According to Sergey, you can generally separate all trackers into two big groups:
- User tracking methods:
- Browser storages
- User sessions and more
- Event tracking methods:
- HTTP requests level
Depending on a combination of one or another method, you can develop your own tracking mechanism, for example:
- Use HTTP Cookies and track user moving from page to page
- Use HTTP only, like in tracking pixels that only focus on the fact of page opening
Tip from Sergey Ivanov: you can read more about tracking mechanics and user protection in this research: Web Tracking: Mechanisms, Implications, and Defenses
Who Uses Trackers?
Now, it’s time to speak about who profits from trackers and why they are so widely used.
Overall, there are several evident groups of users:
- Ad services. Here, tracking is essential for collecting data about ad views and conversions. This data gives an idea of how to boost effectiveness and thus raise the costs of advertising campaigns.
- Analytics services. Such trackers collect information about the number of people visiting a website, sources there came from, etc. Why is this data important? For example, a website owner can focus on improving mobile UX if he finds out that the majority of visitors come from a mobile device.
- eCommerce. Marketplace and online shop owners track user behavior: collect information about clicks and conversions, visit duration and bounce rates, completed purchases, etc.
- Social networks. Tracking becomes much easier when it comes to social traffic: there is no need to mark users, as everyone is logged into their own account. So, once a user creates an account, their path becomes easily tracked.
Besides, there are some minor user groups: for example, tracking and privacy technology researchers, or data brokers, collecting data for reselling it. Unlike the groups mentioned above, these categories are not so publicly visible.
Tracking Issues: Is It Dangerous for Users?
Thus, the advantages of tracking are obvious for commercial organizations. But is it safe for users?
The problem is, there is no precise answer to this question: you can only know a tracker is not dangerous if you find out what your data is used for.
However, let’s try to highlight the most typical problems a user might face with trackers.
Although the list of common tracker users looks harmless enough, there might be platforms that collect your data for some less evident benefits. One of the tracking problems is the lack of control over the data received by a tracker. In simple words, a tracker is a tool for getting information about you — and you might not know for sure what will happen to this information later.
Another issue is privacy. Have you noticed that when you enter some external network and start seeing new ads you have never come across? Most likely, these ads related to the other users of this network who were tracked before.
Robert G. Reeve, a content designer, shared a fascinating story in a Twitter thread related to this topic.

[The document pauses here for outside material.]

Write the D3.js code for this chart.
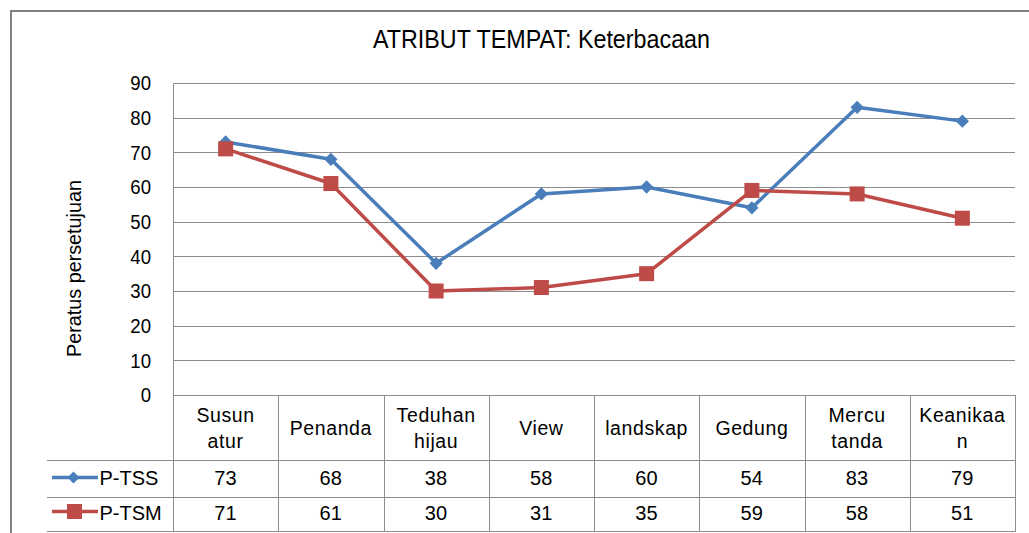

Manipulation based on collected data. The bigger trace you leave on the Internet, the more accurate is your data profile — all information collected about you by various trackers. It helps websites to show you relevant search results, ads, offers, and more.
It doesn’t always mean you will see content related to your interests. A made-up example to explain it in lay terms will look like this: you love cats, and regularly create cats-related search requests. After some time, you start seeing ads about dogs. It means that some cat competitors pushed their ads to you, pursuing the aim of changing your views.
In reality, such manipulation is very common for presidential election campaigns.
How to Protect Your Data?
As you see, there is a chance that trackers can abuse your data if you leave a huge trace and do a lot to help create your data profile. However, this has become only a user concern lately.
Many countries now have specific data-protection laws to define which data can be collected, the reasons for doing so, as well as how long this information can be stored. Such laws specify new requirements for data collection and processing, and here are the main principles:
- There are six legal bases for collecting user data: user consent, the performance of a contract, legitimate interest, vital interest, legal requirement, and public interest.
- Every data subject (a user whose data is collected) must have access to their personal data and have transparent information about how it will be used
- A user has the right to request their data erasure
- All information about data collection must be provided to a user in a clear and transparent manner.
- Certain types of data cannot be shared without a user’s consent
In a nutshell, this regulation allows the user to take better control of their data — so it’s essential to read all consents, including the points written with small print. In other words, you should use the right to manage what every website will know about you.
Besides, security certificates can also make a user more certain about a platform they share their data with. Issued by independent organizations, such certificates prove the website complies with the privacy, security, and safe user experience requirements.
The main certificates you should look for at a platform are ISO 27001 and ISAE 3000. We have a special article dedicated to this type of certification and what it means for AdTech Holding customers.
The latest step towards user privacy was made by Google, having announced the refusal of third-party cookies — the technology that was exactly responsible for the biggest share of data tracking.
From 2023, trackers will not get any information about users with the help of third-party cookies, e.g., those not owned by a particular website. In simple words, with third-party cookies, tracking was available across domains so that any platform could collect data users left at other websites.
The main aim of this cookieless approach is to make the overall tracking technology less intrusive and more sustainable for users.
As a big player in the industry, AdTech Holding always follows the principles of Internet safety and doesn’t use any ‘grey’ methods to collect and use private data. Overall, current AdTech trends show a responsible and user-friendly approach toward data protection — all in compliance with international regulations.
What is more, AdTech Holding and other modern AdTech and MarTech brands advocate for the novel principles of data collection and a cookieless future — and do their best to refuse to rely on web trackers and any methods that can bother user safety and privacy. With user security in mind, we are striving to deliver new technologies that don’t require intrusive tracking — and consider this as an opportunity, not an obstacle to our ad’s quality or overall performance.